Je recommande à vos prières l'abbé Dru, mon cousin, avec lequel j'ai été élevé de­puis l'âge de six ans et qui sera ordonné prêtre le 25 de ce mois.

En attendant que nous ne soyons plus en vacances, adressez vos lettres ainsi: Mr l'abbé Bourgeat, Esch-sur-Alzette, poste restante, Gd. Duché de Luxembourg. De cette façon vous pourrez être certain qu'elles m'arrivent promptement et sûrement.
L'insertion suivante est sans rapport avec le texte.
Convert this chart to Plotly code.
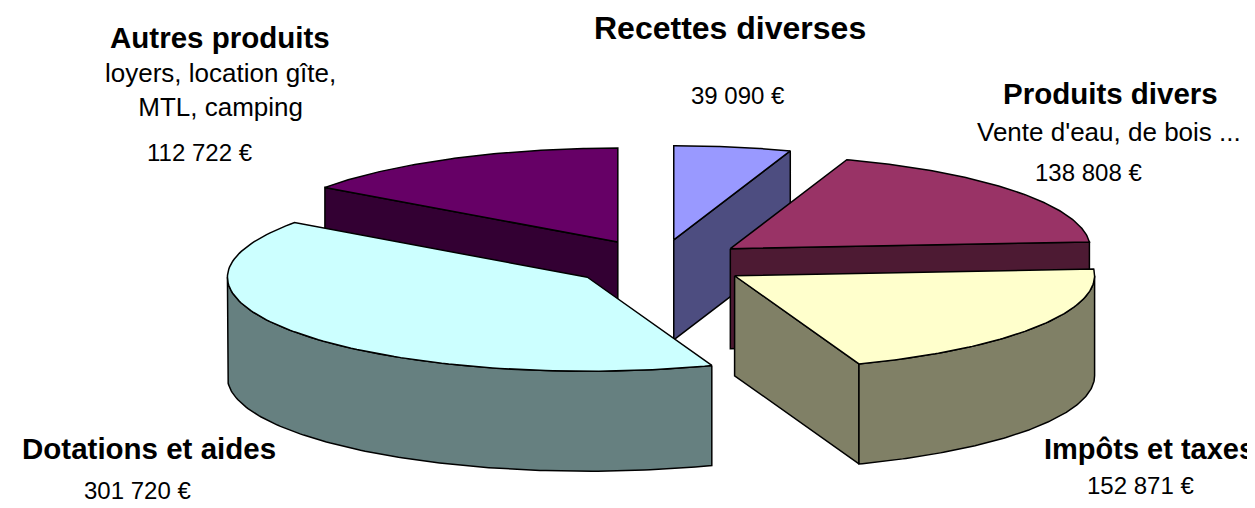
import numpy as np
import plotly.graph_objects as go

# ---- data ----
categories = ["Recettes diverses", "Produits divers", "Impôts et taxes",
              "Dotations et aides", "Autres produits"]
values = [39090, 138808, 152871, 301720, 112722]
descriptions = ["", "Vente d'eau, de bois ...", "", "", "loyers, location gîte,<br>MTL, camping"]
top_colors = ["#9999FF", "#993366", "#FFFFCC", "#CCFFFF", "#660066"]
side_colors = ["#4D4D80", "#4D1A33", "#808066", "#668080", "#330033"]

# ---- geometry of the pseudo-3D pie (pixel-like axes) ----
W, H_FIG = 1255, 508
CX, CY = 651, 255
RX, RY = 360, 94
DEPTH = 100
EXPLODE = 0.25

def pt(cx, cy, th_deg, dy=0.0):
    t = np.radians(th_deg)
    return cx + RX * np.sin(t), cy - RY * np.cos(t) + dy

def arc(cx, cy, a0, a1, dy=0.0, n=120):
    th = np.linspace(a0, a1, n)
    xs, ys = pt(cx, cy, th, dy)
    return list(xs), list(ys)

total = float(sum(values))
angles = np.concatenate([[0], np.cumsum(values) / total * 360.0])

slices = []
for i, v in enumerate(values):
    a0, a1 = angles[i], angles[i + 1]
    m = (a0 + a1) / 2
    cx = CX + EXPLODE * RX * np.sin(np.radians(m))
    cy = CY - EXPLODE * RY * np.cos(np.radians(m))
    slices.append(dict(i=i, a0=a0, a1=a1, cx=cx, cy=cy))

fig = go.Figure()
LINE = dict(color="black", width=1.5)

def poly(xs, ys, color):
    fig.add_trace(go.Scatter(x=xs + [xs[0]], y=ys + [ys[0]], mode="lines",
                             fill="toself", fillcolor=color, line=LINE,
                             hoverinfo="skip", showlegend=False))

for s in sorted(slices, key=lambda d: d["cy"]):
    i, a0, a1, cx, cy = s["i"], s["a0"], s["a1"], s["cx"], s["cy"]
    side = side_colors[i]
    # start radial wall
    if np.sin(np.radians(a0)) < -1e-6:
        px, py = pt(cx, cy, a0)
        poly([cx, px, px, cx], [cy, py, py + DEPTH, cy + DEPTH], side)
    # end radial wall
    if np.sin(np.radians(a1)) > 1e-6:
        px, py = pt(cx, cy, a1)
        poly([cx, px, px, cx], [cy, py, py + DEPTH, cy + DEPTH], side)
    # outer curved wall (front half only)
    lo, hi = max(a0, 90.0), min(a1, 270.0)
    if hi > lo:
        xt, yt = arc(cx, cy, lo, hi)
        xb, yb = arc(cx, cy, hi, lo, DEPTH)
        poly(xt + xb, yt + yb, side)
    # top face
    xa, ya = arc(cx, cy, a0, a1)
    poly([cx] + xa, [cy] + ya, top_colors[i])

# ---- labels ----
FONT = "Liberation Sans, Arial, sans-serif"
def fmt(v):
    return f"{v:,}".replace(",", " ") + " €"

label_pos = {  # (x, y, xanchor, size) for name; description; value
    0: [(722, 20, "center", 32), None, (730, 87)],
    1: [(1102, 85, "center", 29.5), (1101, 124), (1080, 164)],
    2: [(1249, 441, "right", 29), None, (1132, 477)],
    3: [(141, 440, "center", 29.5), None, (129, 482)],
    4: [(212, 29, "center", 29.5), (212, 82), (192, 144)],
}
for i, name in enumerate(categories):
    npos, dpos, vpos = label_pos[i]
    fig.add_annotation(x=npos[0], y=npos[1], text=f"<b>{name}</b>", showarrow=False,
                       font=dict(family=FONT, size=npos[3], color="black"),
                       xanchor=npos[2], yanchor="middle")
    if dpos is not None and descriptions[i]:
        fig.add_annotation(x=dpos[0], y=dpos[1], text=descriptions[i], showarrow=False,
                           font=dict(family=FONT, size=26, color="black"),
                           xanchor="center", yanchor="middle", align="center")
    fig.add_annotation(x=vpos[0], y=vpos[1], text=fmt(values[i]), showarrow=False,
                       font=dict(family=FONT, size=24, color="black"),
                       xanchor="center", yanchor="middle")

fig.update_layout(
    width=W, height=H_FIG,
    margin=dict(l=0, r=0, t=0, b=0),
    paper_bgcolor="white", plot_bgcolor="white",
    xaxis=dict(range=[0, W], visible=False, fixedrange=True),
    yaxis=dict(range=[H_FIG, 0], visible=False, fixedrange=True),
    showlegend=False,
)
fig.write_html("out.html")
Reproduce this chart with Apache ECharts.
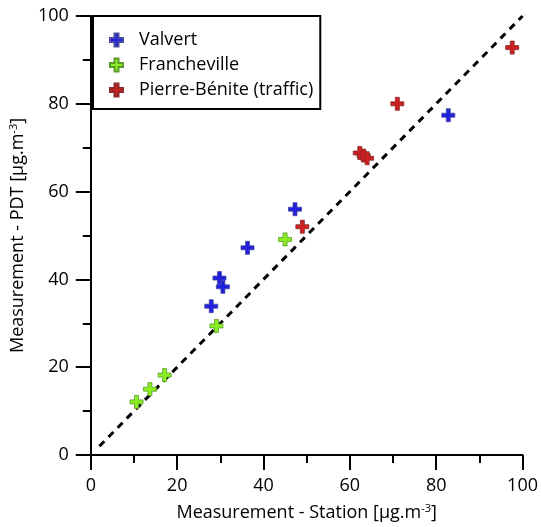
<!DOCTYPE html>
<html>
<head>
<meta charset="utf-8">
<style>
  html, body { margin: 0; padding: 0; background: #fff; }
  #chart { width: 541px; height: 527px; }
</style>
<script src="https://cdn.jsdelivr.net/npm/echarts@6/dist/echarts.min.js"></script>
</head>
<body>
<div id="chart"></div>
<script>
// Data: [station, PDT]
var valvertData = [[27.9, 33.9], [29.8, 40.3], [30.6, 38.3], [36.3, 47.2], [47.3, 56.0], [82.8, 77.4]];
var franchevilleData = [[10.6, 12.1], [13.7, 15.0], [17.1, 18.2], [29.1, 29.4], [45.0, 49.1]];
var pierreBeniteData = [[49.0, 52.0], [62.3, 68.8], [63.2, 68.2], [64.0, 67.6], [71.0, 80.0], [97.6, 92.8]];
var oneToOne = [[2, 2], [100, 100]];

var seriesNames = ["Valvert", "Francheville", "Pierre-Bénite (traffic)"];
var FONT = "'Open Sans', Lato, sans-serif";

// plus sign marker
var PLUS = "path://M4.5,0H8.5V4.5H13V8.5H8.5V13H4.5V8.5H0V4.5H4.5Z";

var myChart = echarts.init(document.getElementById("chart"));

var axisCommon = {
    min: 0,
    max: 100,
    interval: 20,
    axisLine: { show: true, onZero: false, lineStyle: { color: "#000", width: 2 } },
    axisTick: { show: true, inside: false, length: 15, lineStyle: { color: "#000", width: 2 } },
    minorTick: { show: true, splitNumber: 2, length: 8, lineStyle: { color: "#000", width: 2 } },
    splitLine: { show: false },
    axisLabel: { color: "#000", fontSize: 18, fontFamily: FONT, margin: 22 },
    nameLocation: "middle",
    nameTextStyle: {
        color: "#000",
        fontSize: 18,
        fontFamily: FONT,
        rich: {
            sup: { fontSize: 11, fontFamily: FONT, color: "#000", padding: [0, 0, 9, 0] },
        },
    },
};

function scatterSeries(name, data, color, border) {
    return {
        name: name,
        type: "scatter",
        data: data,
        symbol: PLUS,
        symbolSize: 13,
        clip: false,
        z: 3,
        itemStyle: { color: color, borderColor: border, borderWidth: 0.8, opacity: 1 },
    };
}

var option = {
    animation: false,
    textStyle: { fontFamily: FONT },
    grid: { left: 85, right: 17, top: 16, bottom: 72 },
    legend: {
        data: seriesNames,
        orient: "vertical",
        left: 93,
        top: 16,
        padding: [14, 7, 9, 16],
        itemGap: 5,
        itemWidth: 13,
        itemHeight: 13,
        borderColor: "#000",
        borderWidth: 2,
        borderRadius: 0,
        icon: PLUS,
        // push the name away from the marker
        formatter: function (name) {
            return "{t|" + name + "}";
        },
        textStyle: {
            color: "#000",
            fontSize: 18,
            fontFamily: FONT,
            lineHeight: 20,
            rich: { t: { fontSize: 18, fontFamily: FONT, color: "#000", lineHeight: 20, padding: [0, 0, 0, 11] } },
        },
    },
    xAxis: Object.assign({}, axisCommon, {
        type: "value",
        name: "Measurement - Station [µg.m{sup|-3}]",
        nameGap: 48,
    }),
    yAxis: Object.assign({}, axisCommon, {
        type: "value",
        name: "Measurement - PDT [µg.m{sup|-3}]",
        nameGap: 55,
    }),
    series: [
        {
            name: "1:1",
            type: "line",
            data: oneToOne,
            symbol: "none",
            clip: false,
            z: 2,
            lineStyle: { color: "#000", width: 3, type: [7, 6] },
        },
        scatterSeries(seriesNames[0], valvertData, "#2020e0", "#4a4aa0"),
        scatterSeries(seriesNames[1], franchevilleData, "#88ee22", "#5a9a2a"),
        scatterSeries(seriesNames[2], pierreBeniteData, "#cc2020", "#8a2a2a"),
    ],
};

myChart.setOption(option);
</script>
</body>
</html>
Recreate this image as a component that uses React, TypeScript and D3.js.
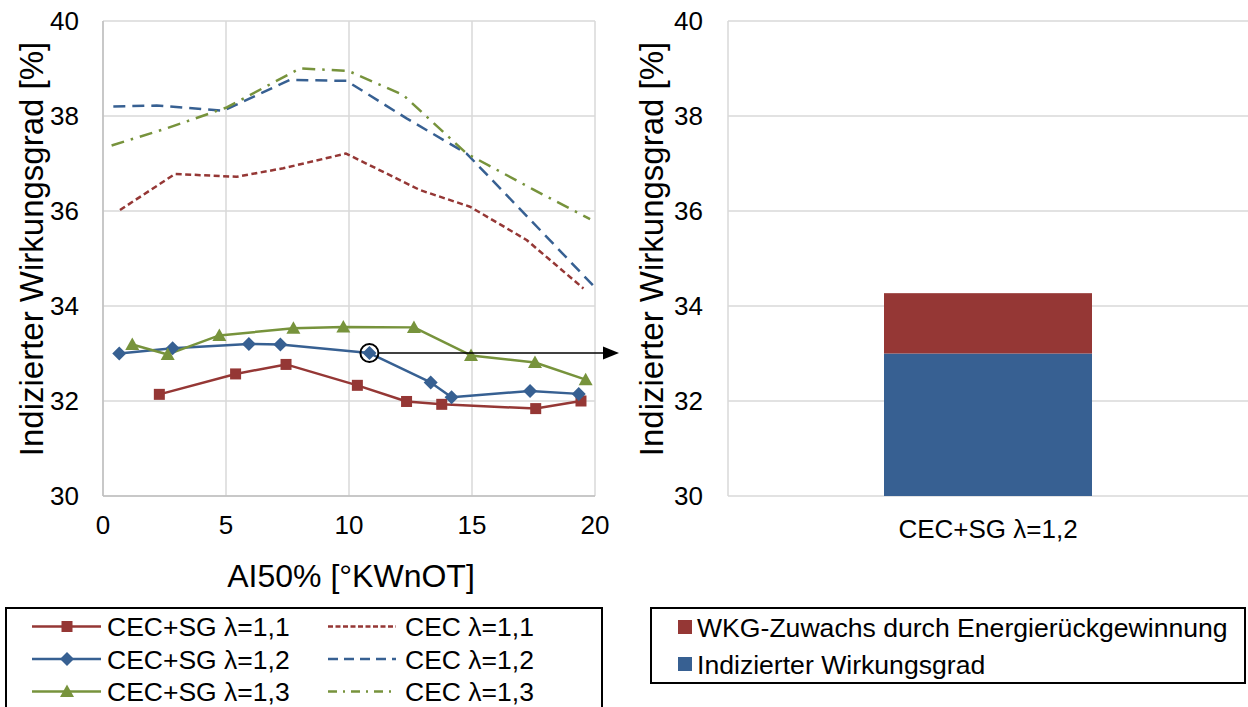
import React from "react";
import * as d3 from "d3";

// ---------- data ----------
const xTicks = [0, 5, 10, 15, 20];
const yTicks = [30, 32, 34, 36, 38, 40];

const sg11X = [2.29, 5.39, 7.44, 10.34, 12.34, 13.77, 17.59, 19.43];
const sg11Y = [32.14, 32.57, 32.77, 32.33, 31.99, 31.93, 31.84, 32.0];
const sg12X = [0.66, 2.83, 5.93, 7.21, 10.83, 13.32, 14.17, 17.36, 19.34];
const sg12Y = [33.0, 33.11, 33.2, 33.19, 33.01, 32.39, 32.08, 32.21, 32.15];
const sg13X = [1.19, 2.63, 4.73, 7.74, 9.77, 12.64, 14.96, 17.56, 19.62];
const sg13Y = [33.19, 32.98, 33.38, 33.53, 33.56, 33.55, 32.96, 32.81, 32.45];

const cec11X = [0.69, 2.93, 5.43, 7.33, 9.88, 12.89, 14.92, 17.22, 19.53];
const cec11Y = [36.02, 36.78, 36.72, 36.9, 37.21, 36.44, 36.09, 35.39, 34.37];
const cec12X = [0.42, 2.18, 4.89, 7.6, 9.9, 12.34, 14.78, 17.4, 20.0];
const cec12Y = [38.2, 38.22, 38.11, 38.76, 38.74, 37.95, 37.21, 35.8, 34.39];
const cec13X = [0.35, 2.59, 5.03, 8.0, 9.97, 12.21, 14.78, 17.5, 19.8];
const cec13Y = [37.38, 37.74, 38.18, 39.0, 38.95, 38.44, 37.21, 36.45, 35.83];

// highlighted point (CEC+SG λ=1,2)
const highlightX = 10.83;
const highlightY = 33.01;

const barCategories = ["CEC+SG λ=1,2"];
const barBase = [33.0];
const barGain = [1.27];

const seriesNames = ["CEC+SG λ=1,1", "CEC λ=1,1", "CEC+SG λ=1,2", "CEC λ=1,2", "CEC+SG λ=1,3", "CEC λ=1,3"];
const barSeriesNames = ["WKG-Zuwachs durch Energierückgewinnung", "Indizierter Wirkungsgrad"];

// ---------- styles ----------
const RED = "#953735";
const BLUE = "#376092";
const GREEN = "#77933C";
const GRID = "#D9D9D9";
const AXIS = "#BFBFBF";
const FONT = "'Liberation Sans', Arial, sans-serif";

const W = 1248;
const H = 707;

type Series = { name: string; xs: number[]; ys: number[]; color: string; dash?: string; legendDash?: string; marker?: "square" | "diamond" | "triangle" };

const lineSeries: Series[] = [
  { name: seriesNames[1], xs: cec11X, ys: cec11Y, color: RED, dash: "6 3.5", legendDash: "5 2.5" },
  { name: seriesNames[3], xs: cec12X, ys: cec12Y, color: BLUE, dash: "12 7", legendDash: "10 6" },
  { name: seriesNames[5], xs: cec13X, ys: cec13Y, color: GREEN, dash: "13 7 2.5 7", legendDash: "9 6 2 6" },
  { name: seriesNames[0], xs: sg11X, ys: sg11Y, color: RED, marker: "square" },
  { name: seriesNames[2], xs: sg12X, ys: sg12Y, color: BLUE, marker: "diamond" },
  { name: seriesNames[4], xs: sg13X, ys: sg13Y, color: GREEN, marker: "triangle" },
];

function Marker({ kind, x, y, color }: { kind?: string; x: number; y: number; color: string }) {
  if (kind === "square") return <rect x={x - 5.5} y={y - 5.5} width={11} height={11} fill={color} />;
  if (kind === "diamond") return <path d={`M${x},${y - 7}L${x + 7},${y}L${x},${y + 7}L${x - 7},${y}Z`} fill={color} />;
  if (kind === "triangle") return <path d={`M${x},${y - 7}L${x + 7},${y + 5.5}L${x - 7},${y + 5.5}Z`} fill={color} />;
  return null;
}

export default function App() {
  // left chart
  const L = { left: 103, right: 595, top: 21, bottom: 496 };
  const x = d3.scaleLinear().domain([0, 20]).range([L.left, L.right]);
  const y = d3.scaleLinear().domain([30, 40]).range([L.bottom, L.top]);
  const line = d3.line<[number, number]>().x((d) => x(d[0])).y((d) => y(d[1]));

  // right chart
  const R = { left: 728, right: 1248, top: 21, bottom: 496 };
  const xb = d3.scaleBand().domain(barCategories).range([R.left, R.right]).paddingInner(0.6).paddingOuter(0.3);
  const yb = d3.scaleLinear().domain([30, 40]).range([R.bottom, R.top]).clamp(true);
  const stackData = barCategories.map((c, i) => ({ cat: c, base: barBase[i], gain: barGain[i] }));
  const stacked = d3.stack<any>().keys(["base", "gain"])(stackData);
  const barColors: Record<string, string> = { base: BLUE, gain: RED };

  const hx = x(highlightX);
  const hy = y(highlightY);

  const legendRows = [
    { solid: lineSeries[3], dashed: lineSeries[0] },
    { solid: lineSeries[4], dashed: lineSeries[1] },
    { solid: lineSeries[5], dashed: lineSeries[2] },
  ];

  return (
    <svg width={W} height={H} style={{ position: "absolute", left: 0, top: 0, background: "#fff" }} fontFamily={FONT}>
      <defs>
        <clipPath id="plotL">
          <rect x={L.left} y={L.top - 5} width={L.right - L.left + 2} height={L.bottom - L.top + 10} />
        </clipPath>
      </defs>
      {/* ---------- left chart ---------- */}
      {xTicks.map((t) => (
        <line key={"gx" + t} x1={x(t)} x2={x(t)} y1={L.top} y2={L.bottom} stroke={GRID} strokeWidth={1.5} />
      ))}
      {yTicks.map((t) => (
        <line key={"gy" + t} x1={L.left} x2={L.right} y1={y(t)} y2={y(t)} stroke={GRID} strokeWidth={1.5} />
      ))}
      <line x1={L.left} x2={L.left} y1={L.top} y2={L.bottom} stroke={AXIS} strokeWidth={1.5} />
      <line x1={L.left} x2={L.right} y1={L.bottom} y2={L.bottom} stroke={AXIS} strokeWidth={1.5} />
      {yTicks.map((t) => (
        <text key={"ty" + t} x={L.left - 24} y={y(t)} dy="0.36em" textAnchor="end" fontSize={26} fill="#000">
          {t}
        </text>
      ))}
      {xTicks.map((t) => (
        <text key={"tx" + t} x={x(t)} y={L.bottom + 29} dy="0.36em" textAnchor="middle" fontSize={26} fill="#000">
          {t}
        </text>
      ))}
      <text x={(L.left + L.right) / 2 + 2} y={587} textAnchor="middle" fontSize={32} fill="#000">
        AI50% [°KWnOT]
      </text>
      <text transform={`translate(43,249) rotate(-90)`} textAnchor="middle" fontSize={33} fill="#000">
        Indizierter Wirkungsgrad [%]
      </text>
      <g clipPath="url(#plotL)">
        {lineSeries.map((s) => (
          <path
            key={s.name}
            d={line(s.xs.map((v, i) => [v, s.ys[i]] as [number, number])) || ""}
            fill="none"
            stroke={s.color}
            strokeWidth={2.5}
            strokeDasharray={s.dash}
            strokeLinejoin="round"
          />
        ))}
      </g>
      {lineSeries
        .filter((s) => s.marker)
        .map((s) =>
          s.xs.map((v, i) => <Marker key={s.name + i} kind={s.marker} x={x(v)} y={y(s.ys[i])} color={s.color} />)
        )}
      {/* annotation */}
      <circle cx={hx} cy={hy} r={9} fill="none" stroke="#000" strokeWidth={2} />
      <line x1={hx + 9} x2={604} y1={hy} y2={hy} stroke="#000" strokeWidth={1.5} />
      <path d={`M${619},${hy}L${603},${hy - 6.5}L${603},${hy + 6.5}Z`} fill="#000" />

      {/* ---------- right chart ---------- */}
      {yTicks.map((t) => (
        <line key={"rgy" + t} x1={R.left} x2={R.right} y1={yb(t)} y2={yb(t)} stroke={GRID} strokeWidth={1.5} />
      ))}
      <line x1={R.left} x2={R.left} y1={R.top} y2={R.bottom} stroke={GRID} strokeWidth={1.5} />
      {stacked.map((layer) =>
        layer.map((d, i) => (
          <rect
            key={layer.key + i}
            x={xb(d.data.cat)}
            width={xb.bandwidth()}
            y={yb(d[1])}
            height={yb(d[0]) - yb(d[1])}
            fill={barColors[layer.key]}
          />
        ))
      )}
      {yTicks.map((t) => (
        <text key={"rty" + t} x={R.left - 25} y={yb(t)} dy="0.36em" textAnchor="end" fontSize={26} fill="#000">
          {t}
        </text>
      ))}
      {barCategories.map((c) => (
        <text key={c} x={(xb(c) || 0) + xb.bandwidth() / 2} y={R.bottom + 33} dy="0.36em" textAnchor="middle" fontSize={26} fill="#000">
          {c}
        </text>
      ))}
      <text transform={`translate(663,249) rotate(-90)`} textAnchor="middle" fontSize={33} fill="#000">
        Indizierter Wirkungsgrad [%]
      </text>

      {/* ---------- left legend ---------- */}
      <rect x={6} y={608} width={596} height={110} fill="none" stroke="#000" strokeWidth={2} />
      {legendRows.map((row, i) => {
        const cy = 626.5 + i * 32.5;
        return (
          <g key={"lr" + i}>
            <line x1={32} x2={101} y1={cy} y2={cy} stroke={row.solid.color} strokeWidth={2.5} />
            <Marker kind={row.solid.marker} x={67} y={cy} color={row.solid.color} />
            <text x={107} y={cy} dy="0.36em" fontSize={26.5} fill="#000">
              {row.solid.name}
            </text>
            <line x1={328} x2={396} y1={cy} y2={cy} stroke={row.dashed.color} strokeWidth={2.5} strokeDasharray={row.dashed.legendDash} />
            <text x={405} y={cy} dy="0.36em" fontSize={26.5} fill="#000">
              {row.dashed.name}
            </text>
          </g>
        );
      })}

      {/* ---------- right legend ---------- */}
      <rect x={651} y={608} width={594} height={75} fill="none" stroke="#000" strokeWidth={2} />
      {barSeriesNames.map((n, i) => {
        const cy = 627 + i * 37;
        return (
          <g key={n}>
            <rect x={678} y={cy - 7} width={14} height={14} fill={i === 0 ? RED : BLUE} />
            <text x={697} y={cy} dy="0.36em" fontSize={26.6} fill="#000">
              {n}
            </text>
          </g>
        );
      })}
    </svg>
  );
}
Priez bien pour moi, mon cher ami, et croyez-moi tout vôtre en N.S.

Bourgeat

1 Metz, défendue par Bazaine avait capitulé le 27 octobre, ce qui désorganisa le reste de la campagne dans l'est de la France. Bazaine, qui restait fidèle à l'empereur, espérait rester à la tête de la seule ar­mée régulière, pour rétablir l'ordre et l'ancien empire. Accusé de trahison et condamné à mort (1873), il fut grâcié, mais s'évada bientôt et mourut à Madrid en 1888.